### Material for this task
#####

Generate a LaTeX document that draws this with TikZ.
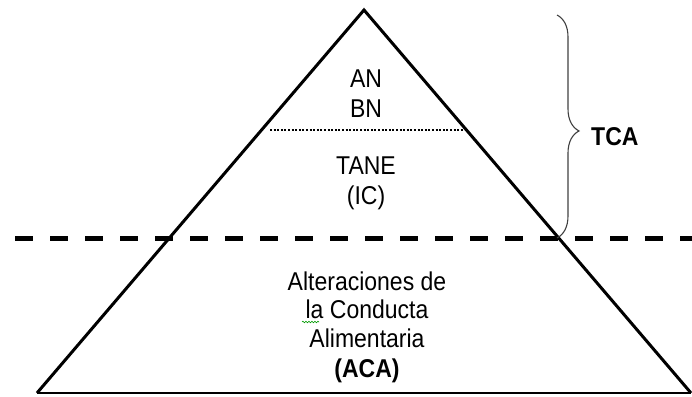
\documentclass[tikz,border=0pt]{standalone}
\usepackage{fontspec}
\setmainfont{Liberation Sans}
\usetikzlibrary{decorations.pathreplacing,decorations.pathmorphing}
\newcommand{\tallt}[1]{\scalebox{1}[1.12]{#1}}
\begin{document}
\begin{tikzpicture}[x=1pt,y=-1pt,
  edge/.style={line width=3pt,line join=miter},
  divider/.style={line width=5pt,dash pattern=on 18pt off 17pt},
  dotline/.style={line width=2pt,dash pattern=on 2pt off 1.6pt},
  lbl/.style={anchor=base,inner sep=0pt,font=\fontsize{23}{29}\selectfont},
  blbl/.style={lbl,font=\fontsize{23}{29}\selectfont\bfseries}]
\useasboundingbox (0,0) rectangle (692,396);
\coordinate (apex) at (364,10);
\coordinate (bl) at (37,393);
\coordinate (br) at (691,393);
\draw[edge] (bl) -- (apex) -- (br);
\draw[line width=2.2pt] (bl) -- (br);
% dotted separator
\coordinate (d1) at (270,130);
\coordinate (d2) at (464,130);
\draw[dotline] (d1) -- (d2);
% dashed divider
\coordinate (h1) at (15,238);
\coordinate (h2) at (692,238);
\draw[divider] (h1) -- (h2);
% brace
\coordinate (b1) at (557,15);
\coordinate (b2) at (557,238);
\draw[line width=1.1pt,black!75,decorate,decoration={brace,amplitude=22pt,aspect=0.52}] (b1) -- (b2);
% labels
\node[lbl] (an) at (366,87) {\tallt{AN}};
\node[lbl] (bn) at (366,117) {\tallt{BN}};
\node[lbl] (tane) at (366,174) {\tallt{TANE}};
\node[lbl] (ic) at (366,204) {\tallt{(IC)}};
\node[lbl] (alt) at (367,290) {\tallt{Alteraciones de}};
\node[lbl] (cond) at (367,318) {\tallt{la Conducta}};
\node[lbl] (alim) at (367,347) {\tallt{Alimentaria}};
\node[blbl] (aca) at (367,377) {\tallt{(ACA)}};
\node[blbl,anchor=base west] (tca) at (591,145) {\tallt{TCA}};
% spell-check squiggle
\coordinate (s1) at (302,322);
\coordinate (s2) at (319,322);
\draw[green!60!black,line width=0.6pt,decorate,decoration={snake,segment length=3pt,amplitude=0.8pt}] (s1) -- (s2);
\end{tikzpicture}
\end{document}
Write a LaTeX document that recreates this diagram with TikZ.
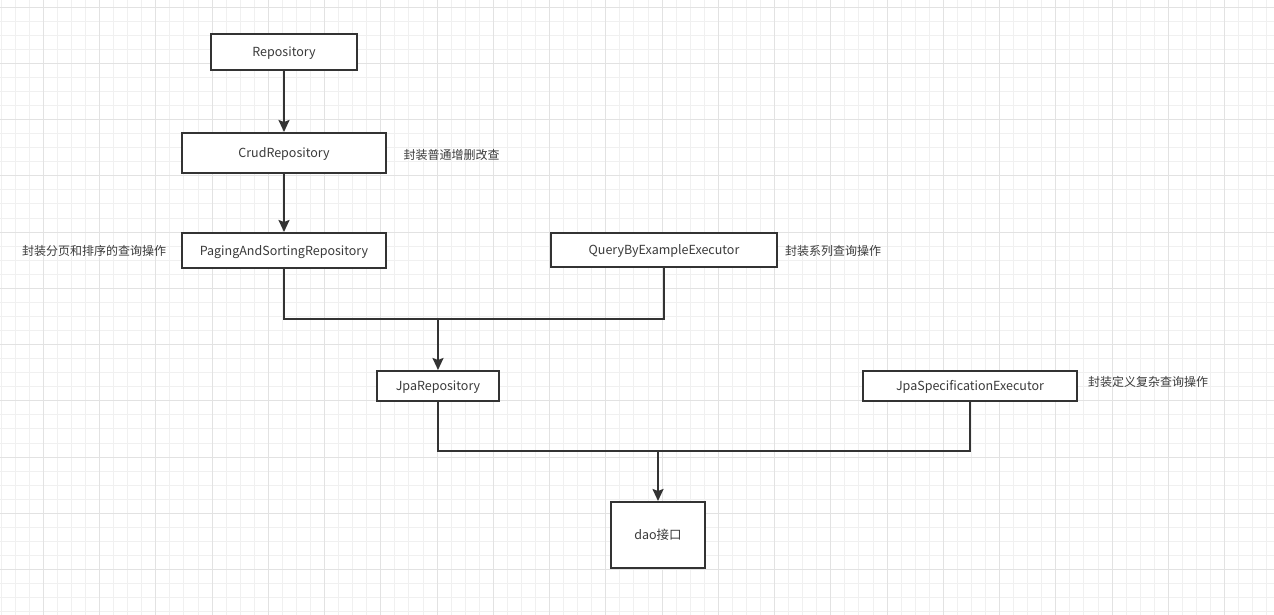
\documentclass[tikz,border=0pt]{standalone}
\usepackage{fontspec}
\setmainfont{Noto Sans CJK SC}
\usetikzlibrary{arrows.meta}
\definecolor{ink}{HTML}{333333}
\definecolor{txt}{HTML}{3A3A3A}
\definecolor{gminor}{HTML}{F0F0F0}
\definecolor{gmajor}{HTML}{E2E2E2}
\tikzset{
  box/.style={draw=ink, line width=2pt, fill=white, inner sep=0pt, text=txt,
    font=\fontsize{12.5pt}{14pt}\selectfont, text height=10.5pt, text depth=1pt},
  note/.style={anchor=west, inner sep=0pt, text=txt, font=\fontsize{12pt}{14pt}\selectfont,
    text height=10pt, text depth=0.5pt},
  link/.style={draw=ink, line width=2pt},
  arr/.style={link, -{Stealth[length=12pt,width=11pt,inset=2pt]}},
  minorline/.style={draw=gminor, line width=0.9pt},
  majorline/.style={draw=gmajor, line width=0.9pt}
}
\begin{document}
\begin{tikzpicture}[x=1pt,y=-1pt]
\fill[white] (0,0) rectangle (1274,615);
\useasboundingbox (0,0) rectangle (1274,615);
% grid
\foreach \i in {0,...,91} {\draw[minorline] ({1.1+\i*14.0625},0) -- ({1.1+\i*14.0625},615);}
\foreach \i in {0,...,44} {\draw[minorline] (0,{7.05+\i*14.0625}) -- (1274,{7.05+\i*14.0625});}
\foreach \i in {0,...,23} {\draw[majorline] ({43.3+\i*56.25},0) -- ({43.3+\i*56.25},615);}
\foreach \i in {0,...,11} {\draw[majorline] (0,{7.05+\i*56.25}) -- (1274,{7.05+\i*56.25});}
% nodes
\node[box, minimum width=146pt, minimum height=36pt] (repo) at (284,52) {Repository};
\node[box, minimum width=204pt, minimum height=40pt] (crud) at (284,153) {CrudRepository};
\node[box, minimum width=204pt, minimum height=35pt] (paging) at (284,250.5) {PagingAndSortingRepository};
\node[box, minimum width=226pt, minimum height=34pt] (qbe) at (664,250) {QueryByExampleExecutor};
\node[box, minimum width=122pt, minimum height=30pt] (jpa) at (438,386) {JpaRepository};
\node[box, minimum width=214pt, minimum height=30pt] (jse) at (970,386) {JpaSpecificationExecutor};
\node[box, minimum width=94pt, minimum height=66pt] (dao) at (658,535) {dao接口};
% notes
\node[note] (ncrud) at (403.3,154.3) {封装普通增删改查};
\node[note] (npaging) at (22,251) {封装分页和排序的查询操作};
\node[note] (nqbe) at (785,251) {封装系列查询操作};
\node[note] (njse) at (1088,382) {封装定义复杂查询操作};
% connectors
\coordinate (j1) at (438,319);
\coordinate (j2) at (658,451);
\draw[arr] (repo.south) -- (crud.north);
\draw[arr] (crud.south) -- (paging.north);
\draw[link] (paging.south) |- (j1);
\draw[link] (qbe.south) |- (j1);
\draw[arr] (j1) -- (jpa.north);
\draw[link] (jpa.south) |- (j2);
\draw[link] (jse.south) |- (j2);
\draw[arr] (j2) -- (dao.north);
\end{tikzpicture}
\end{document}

#####

### Work instructions
Print the complete listing exactly, apart from any pictures.

### Task answer
Generate a LaTeX document that draws this with TikZ.
\documentclass[tikz,border=0pt]{standalone}
\usepackage{fontspec}
\setmainfont{Liberation Sans}
\usetikzlibrary{decorations.pathreplacing,decorations.pathmorphing}
\newcommand{\tallt}[1]{\scalebox{1}[1.12]{#1}}
\begin{document}
\begin{tikzpicture}[x=1pt,y=-1pt,
  edge/.style={line width=3pt,line join=miter},
  divider/.style={line width=5pt,dash pattern=on 18pt off 17pt},
  dotline/.style={line width=2pt,dash pattern=on 2pt off 1.6pt},
  lbl/.style={anchor=base,inner sep=0pt,font=\fontsize{23}{29}\selectfont},
  blbl/.style={lbl,font=\fontsize{23}{29}\selectfont\bfseries}]
\useasboundingbox (0,0) rectangle (692,396);
\coordinate (apex) at (364,10);
\coordinate (bl) at (37,393);
\coordinate (br) at (691,393);
\draw[edge] (bl) -- (apex) -- (br);
\draw[line width=2.2pt] (bl) -- (br);
% dotted separator
\coordinate (d1) at (270,130);
\coordinate (d2) at (464,130);
\draw[dotline] (d1) -- (d2);
% dashed divider
\coordinate (h1) at (15,238);
\coordinate (h2) at (692,238);
\draw[divider] (h1) -- (h2);
% brace
\coordinate (b1) at (557,15);
\coordinate (b2) at (557,238);
\draw[line width=1.1pt,black!75,decorate,decoration={brace,amplitude=22pt,aspect=0.52}] (b1) -- (b2);
% labels
\node[lbl] (an) at (366,87) {\tallt{AN}};
\node[lbl] (bn) at (366,117) {\tallt{BN}};
\node[lbl] (tane) at (366,174) {\tallt{TANE}};
\node[lbl] (ic) at (366,204) {\tallt{(IC)}};
\node[lbl] (alt) at (367,290) {\tallt{Alteraciones de}};
\node[lbl] (cond) at (367,318) {\tallt{la Conducta}};
\node[lbl] (alim) at (367,347) {\tallt{Alimentaria}};
\node[blbl] (aca) at (367,377) {\tallt{(ACA)}};
\node[blbl,anchor=base west] (tca) at (591,145) {\tallt{TCA}};
% spell-check squiggle
\coordinate (s1) at (302,322);
\coordinate (s2) at (319,322);
\draw[green!60!black,line width=0.6pt,decorate,decoration={snake,segment length=3pt,amplitude=0.8pt}] (s1) -- (s2);
\end{tikzpicture}
\end{document}
Write a LaTeX document that recreates this diagram with TikZ.
\documentclass[tikz,border=0pt]{standalone}
\usepackage{fontspec}
\setmainfont{Noto Sans CJK SC}
\usetikzlibrary{arrows.meta}
\definecolor{ink}{HTML}{333333}
\definecolor{txt}{HTML}{3A3A3A}
\definecolor{gminor}{HTML}{F0F0F0}
\definecolor{gmajor}{HTML}{E2E2E2}
\tikzset{
  box/.style={draw=ink, line width=2pt, fill=white, inner sep=0pt, text=txt,
    font=\fontsize{12.5pt}{14pt}\selectfont, text height=10.5pt, text depth=1pt},
  note/.style={anchor=west, inner sep=0pt, text=txt, font=\fontsize{12pt}{14pt}\selectfont,
    text height=10pt, text depth=0.5pt},
  link/.style={draw=ink, line width=2pt},
  arr/.style={link, -{Stealth[length=12pt,width=11pt,inset=2pt]}},
  minorline/.style={draw=gminor, line width=0.9pt},
  majorline/.style={draw=gmajor, line width=0.9pt}
}
\begin{document}
\begin{tikzpicture}[x=1pt,y=-1pt]
\fill[white] (0,0) rectangle (1274,615);
\useasboundingbox (0,0) rectangle (1274,615);
% grid
\foreach \i in {0,...,91} {\draw[minorline] ({1.1+\i*14.0625},0) -- ({1.1+\i*14.0625},615);}
\foreach \i in {0,...,44} {\draw[minorline] (0,{7.05+\i*14.0625}) -- (1274,{7.05+\i*14.0625});}
\foreach \i in {0,...,23} {\draw[majorline] ({43.3+\i*56.25},0) -- ({43.3+\i*56.25},615);}
\foreach \i in {0,...,11} {\draw[majorline] (0,{7.05+\i*56.25}) -- (1274,{7.05+\i*56.25});}
% nodes
\node[box, minimum width=146pt, minimum height=36pt] (repo) at (284,52) {Repository};
\node[box, minimum width=204pt, minimum height=40pt] (crud) at (284,153) {CrudRepository};
\node[box, minimum width=204pt, minimum height=35pt] (paging) at (284,250.5) {PagingAndSortingRepository};
\node[box, minimum width=226pt, minimum height=34pt] (qbe) at (664,250) {QueryByExampleExecutor};
\node[box, minimum width=122pt, minimum height=30pt] (jpa) at (438,386) {JpaRepository};
\node[box, minimum width=214pt, minimum height=30pt] (jse) at (970,386) {JpaSpecificationExecutor};
\node[box, minimum width=94pt, minimum height=66pt] (dao) at (658,535) {dao接口};
% notes
\node[note] (ncrud) at (403.3,154.3) {封装普通增删改查};
\node[note] (npaging) at (22,251) {封装分页和排序的查询操作};
\node[note] (nqbe) at (785,251) {封装系列查询操作};
\node[note] (njse) at (1088,382) {封装定义复杂查询操作};
% connectors
\coordinate (j1) at (438,319);
\coordinate (j2) at (658,451);
\draw[arr] (repo.south) -- (crud.north);
\draw[arr] (crud.south) -- (paging.north);
\draw[link] (paging.south) |- (j1);
\draw[link] (qbe.south) |- (j1);
\draw[arr] (j1) -- (jpa.north);
\draw[link] (jpa.south) |- (j2);
\draw[link] (jse.south) |- (j2);
\draw[arr] (j2) -- (dao.north);
\end{tikzpicture}
\end{document}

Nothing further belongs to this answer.